TP-Link AC1750 Archer C7 and OpenWRT

I've just purchased a TP-Link wireless access point. Despite owning the thing, the model of the item remains somewhat unclear: it's variously known as the "TL-WDR7500," "AC1750," and the "Archer C7." Fortunately, what was clear is that it has good specs (including immensely more memory than the WRT54Gs I've been playing with, and two USB2 ports), it's very well supported by OpenWRT (mine is the one with three antennas). This is a version 2, which is also good as that has more memory than version 1.x. And installing OpenWRT was literally as easy as downloading barrier_breaker/14.07/ar71xx/generic/openwrt-ar71xx-generic-archer-c7-v2-squashfs-factory.bin, logging in to the router's admin interface and then to "Firmware Upgrade," pointing to the downloaded file, and pressing the "Upgrade" button. It doesn't get much simpler than that.

[What follows is for the Barrier Breaker version of OpenWRT: to read more about the same process for the CC version, see Mounting a USB Drive on OpenWRT Chaos Calmer.]

Getting OpenWRT to talk to the two USB ports on the device was unpleasantly difficult. With the default install, dmesg made it clear that the insertion of a USB device was duly noted with a log entry like this:

usb 2-1: new high-speed USB device number 3 using ehci-platform

but there was no further information - perhaps noting whether or not it was a drive rather than a mouse? Or what device number it was. I started to work through the information at http://wiki.openwrt.org/doc/howto/usb.storage . So I installed:

kmod-usb-storage
kmod-scsi-core

which you'd think would be in the default squashfs file for this specific device as they'd already included kmod-usb-core.
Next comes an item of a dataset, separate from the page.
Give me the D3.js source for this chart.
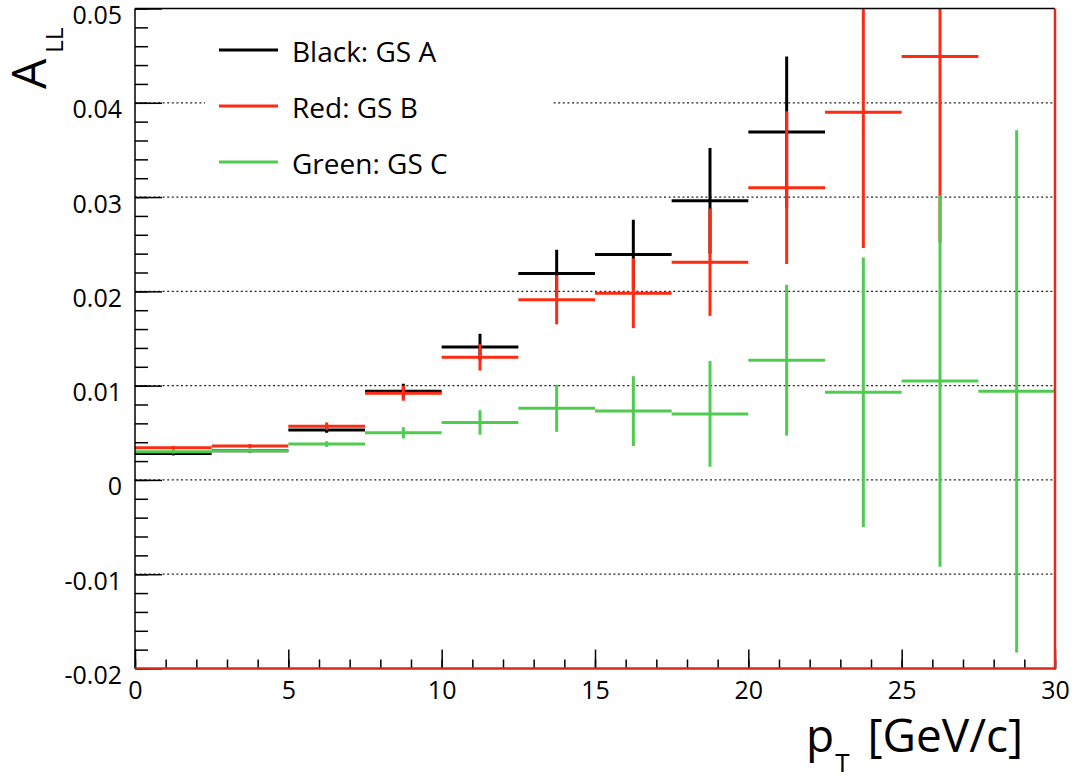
<!DOCTYPE html>
<html>
<head>
<meta charset="utf-8">
<script src="https://cdn.jsdelivr.net/npm/d3@7"></script>
<style>
  html, body { margin: 0; padding: 0; background: #fff; }
  svg { display: block; }
  text { font-family: "Open Sans", "DejaVu Sans", sans-serif; fill: #000; }
</style>
</head>
<body>
<svg id="chart" width="1074" height="780"></svg>
<script>
// pT bins [GeV/c]: lower and upper edges
const binLow  = [0, 2.5, 5, 7.5, 10, 12.5, 15, 17.5, 20, 22.5, 25, 27.5];
const binHigh = [2.5, 5, 7.5, 10, 12.5, 15, 17.5, 20, 22.5, 25, 27.5, 30];

// A_LL per bin for each gluon-polarisation scenario, with its statistical error
const gsA    = [0.0028, 0.0031, 0.0053, 0.0094, 0.0141, 0.0219, 0.0239, 0.0296, 0.0369];
const gsAErr = [0.0002, 0.0002, 0.0003, 0.0008, 0.0014, 0.0025, 0.0037, 0.0056, 0.0080];
const gsB    = [0.0034, 0.0036, 0.0057, 0.0092, 0.0130, 0.0191, 0.0198, 0.0231, 0.0310, 0.0390, 0.0449];
const gsBErr = [0.0002, 0.0002, 0.0004, 0.0008, 0.0014, 0.0026, 0.0037, 0.0057, 0.0081, 0.0144, 0.0197];
const gsC    = [0.0030, 0.0031, 0.0038, 0.0050, 0.0061, 0.0076, 0.0073, 0.0070, 0.0127, 0.0093, 0.0105, 0.0094];
const gsCErr = [0.0002, 0.0002, 0.0003, 0.0006, 0.0013, 0.0025, 0.0037, 0.0056, 0.0080, 0.0143, 0.0197, 0.0277];

const seriesNames  = ["Black: GS A", "Red: GS B", "Green: GS C"];
const seriesColors = ["#000000", "#ff2a12", "#4fcc4f"];

// axis ticks
const yMajor = [-0.02, -0.01, 0, 0.01, 0.02, 0.03, 0.04, 0.05];
const yGrid  = [-0.01, 0, 0.01, 0.02, 0.03, 0.04];
const xMajor = [0, 5, 10, 15, 20, 25, 30];

const svg = d3.select("#chart");
const frameL = 135, frameR = 1055, frameT = 8.5, frameB = 668.5;

const x = d3.scaleLinear().domain([0, 30]).range([frameL, frameR]);
const y = d3.scaleLinear().domain([-0.02, 0.05]).range([frameB, frameT]);

// dotted horizontal grid
svg.append("g").selectAll("line").data(yGrid).join("line")
  .attr("x1", frameL).attr("x2", frameR)
  .attr("y1", d => y(d)).attr("y2", d => y(d))
  .attr("stroke", "#222").attr("stroke-width", 1.3)
  .attr("stroke-dasharray", "2 2.6");

// data: horizontal bar over each bin plus vertical error bar at bin centre
svg.append("clipPath").attr("id", "plotClip")
  .append("rect").attr("x", frameL).attr("y", frameT)
  .attr("width", frameR - frameL).attr("height", frameB - frameT);

const seriesData = [[gsA, gsAErr], [gsB, gsBErr], [gsC, gsCErr]];
const dataLayer = svg.append("g").attr("clip-path", "url(#plotClip)");
seriesData.forEach(([vals, errs], si) => {
  const pts = vals.map((v, i) => ({ lo: binLow[i], hi: binHigh[i], v, e: errs[i] }));
  const g = dataLayer.append("g").attr("stroke", seriesColors[si]).attr("stroke-width", 3);
  g.selectAll("line.h").data(pts).join("line").attr("class", "h")
    .attr("x1", d => x(d.lo)).attr("x2", d => x(d.hi))
    .attr("y1", d => y(d.v)).attr("y2", d => y(d.v));
  g.selectAll("line.v").data(pts).join("line").attr("class", "v")
    .attr("x1", d => x((d.lo + d.hi) / 2)).attr("x2", d => x((d.lo + d.hi) / 2))
    .attr("y1", d => y(d.v - d.e)).attr("y2", d => y(d.v + d.e));
});

// y axis: ticks point into the frame
const yMinorAxis = d3.axisLeft(y).tickValues(d3.range(-0.02, 0.0501, 0.002))
  .tickSizeInner(-13).tickSizeOuter(0).tickFormat("");
const yMajorAxis = d3.axisLeft(y).tickValues(yMajor)
  .tickSizeInner(-27).tickSizeOuter(0).tickPadding(13)
  .tickFormat(d => Math.abs(d) < 1e-9 ? "0" : d.toFixed(2));

const gyMinor = svg.append("g").attr("transform", `translate(${frameL},0)`).call(yMinorAxis);
const gy = svg.append("g").attr("transform", `translate(${frameL},0)`).call(yMajorAxis);
[gyMinor, gy].forEach(g => {
  g.selectAll(".domain").remove();
  g.selectAll(".tick line").attr("stroke", "#000").attr("stroke-width", 1.5);
});
gy.selectAll(".tick text").attr("font-size", 25).attr("dy", "0.6em")
  .attr("font-family", "'Open Sans', sans-serif");

// x axis
const xMinorAxis = d3.axisBottom(x).tickValues(d3.range(0, 31, 1))
  .tickSizeInner(-9).tickSizeOuter(0).tickFormat("");
const xMajorAxis = d3.axisBottom(x).tickValues(xMajor)
  .tickSizeInner(-19).tickSizeOuter(0).tickPadding(13).tickFormat(d3.format("d"));
const gxMinor = svg.append("g").attr("transform", `translate(0,${frameB})`).call(xMinorAxis);
const gx = svg.append("g").attr("transform", `translate(0,${frameB})`).call(xMajorAxis);
[gxMinor, gx].forEach(g => {
  g.selectAll(".domain").remove();
  g.selectAll(".tick line").attr("stroke", "#000").attr("stroke-width", 1.5);
});
gx.selectAll(".tick text").attr("font-size", 25)
  .attr("font-family", "'Open Sans', sans-serif");

// frame
svg.append("line").attr("x1", frameL).attr("x2", frameR).attr("y1", frameT).attr("y2", frameT)
  .attr("stroke", "#000").attr("stroke-width", 1.3);
svg.append("line").attr("x1", frameL).attr("x2", frameL).attr("y1", frameT).attr("y2", frameB)
  .attr("stroke", "#000").attr("stroke-width", 1.5);
svg.append("line").attr("x1", frameR).attr("x2", frameR).attr("y1", frameT).attr("y2", frameB + 1)
  .attr("stroke", "#e8281a").attr("stroke-width", 2.5);
svg.append("line").attr("x1", frameL).attr("x2", frameR + 1).attr("y1", frameB).attr("y2", frameB)
  .attr("stroke", "#d42a1a").attr("stroke-width", 2.5);

// legend
const legend = svg.append("g");
legend.append("rect").attr("x", 205).attr("y", 24).attr("width", 348).attr("height", 166)
  .attr("fill", "#fff");
const legendRows = [50, 106, 162];
seriesNames.forEach((name, i) => {
  legend.append("line").attr("x1", 219).attr("x2", 278)
    .attr("y1", legendRows[i]).attr("y2", legendRows[i])
    .attr("stroke", seriesColors[i]).attr("stroke-width", 3);
  legend.append("text").attr("x", 292).attr("y", legendRows[i] + 2).attr("dy", "0.36em")
    .attr("font-size", 28).text(name);
});

// axis titles
const yTitle = svg.append("text").attr("transform", "translate(46,89) rotate(-90)");
yTitle.append("tspan").attr("font-size", 48).text("A");
yTitle.append("tspan").attr("font-size", 24).attr("dx", 6).attr("dy", 17).text("LL");

const xTitle = svg.append("text").attr("x", 806).attr("y", 752);
xTitle.append("tspan").attr("font-size", 46).text("p");
xTitle.append("tspan").attr("font-size", 26).attr("dx", 1).attr("dy", 20).text("T");
xTitle.append("tspan").attr("font-size", 46).attr("dx", 6).attr("dy", -20).text(" [GeV/c]");
</script>
</body>
</html>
I kind of understand why they didn't include the filesystem types (who knows which you're going to need?) so I installed:

kmod-fs-msdos
kmod-fs-vfat

It was possible to do insmod kmod-usb-storage and insmod kmod-fs-vfat after these installs, but I found behaviour was better after a reboot: I have to assume there's scripts and autodetection that set these up better than a naked insmod command. Still, it's a bit annoying to have to reboot a Linux device as if it were Windows ...

And finally I installed:

block-mount

which is apparently required to mount any device. Again, shouldn't that be in the default image?

At this point, dmesg was acknowledging that we have genuine USB storage devices attached:

usb 1-1: new high-speed USB device number 2 using ehci-platform
usb-storage 1-1:1.0: USB Mass Storage device detected
scsi0 : usb-storage 1-1:1.0
scsi 0:0:0:0: Direct-Access     USB 3.0  USB Flash Drive 1.00 PQ: 0 ANSI: 6
sd 0:0:0:0: [sda] 30883840 512-byte logical blocks: (15.8 GB/14.7 GiB)
sd 0:0:0:0: [sda] Write Protect is off
sd 0:0:0:0: [sda] Mode Sense: 23 00 00 00
sd 0:0:0:0: [sda] Write cache: disabled, read cache: disabled, doesn't support DPO or FUA
 sda: sda1
sd 0:0:0:0: [sda] Attached SCSI removable disk

But attempting to run mount /dev/sda1 /mnt/ fails with mount: mounting /dev/sda1 on /mnt/ failed: Invalid argument, although we do now have a /dev/sda1 device in the /dev/ folder and /mnt/ is a valid folder.

After hours of tests and googling, I finally stumbled across an obscure hint from someone who was asking another question but had "solved the USB problem" ... they had installed the appropriate NLS ("Native Language Support") packages for their area. Seriously? But I'm willing to try anything by this point, so I installed:

kmod-nls-iso8859-1
kmod-nls-cp437

Test again, and ... I can mount USB storage devices! At least ones with a filesystem that I've installed, so I guess I need to install NTFS and/or ext3/4 support if I want to use hard drives.

This solution is both non-obvious and not well documented. I see in looking back at the OpenWRT documentation that they DO mention the NLS packages. But I didn't notice at the time and they weren't dependencies enforced by the package manager, so they got lost. <sigh>

Update: I've confirmed that the NLS packages are needed for vfat file systems and not needed for ext4 and iso9660 file systems. And of course which NLS file(s) are appropriate to you are going to vary with your language, so making it a dependency is very difficult.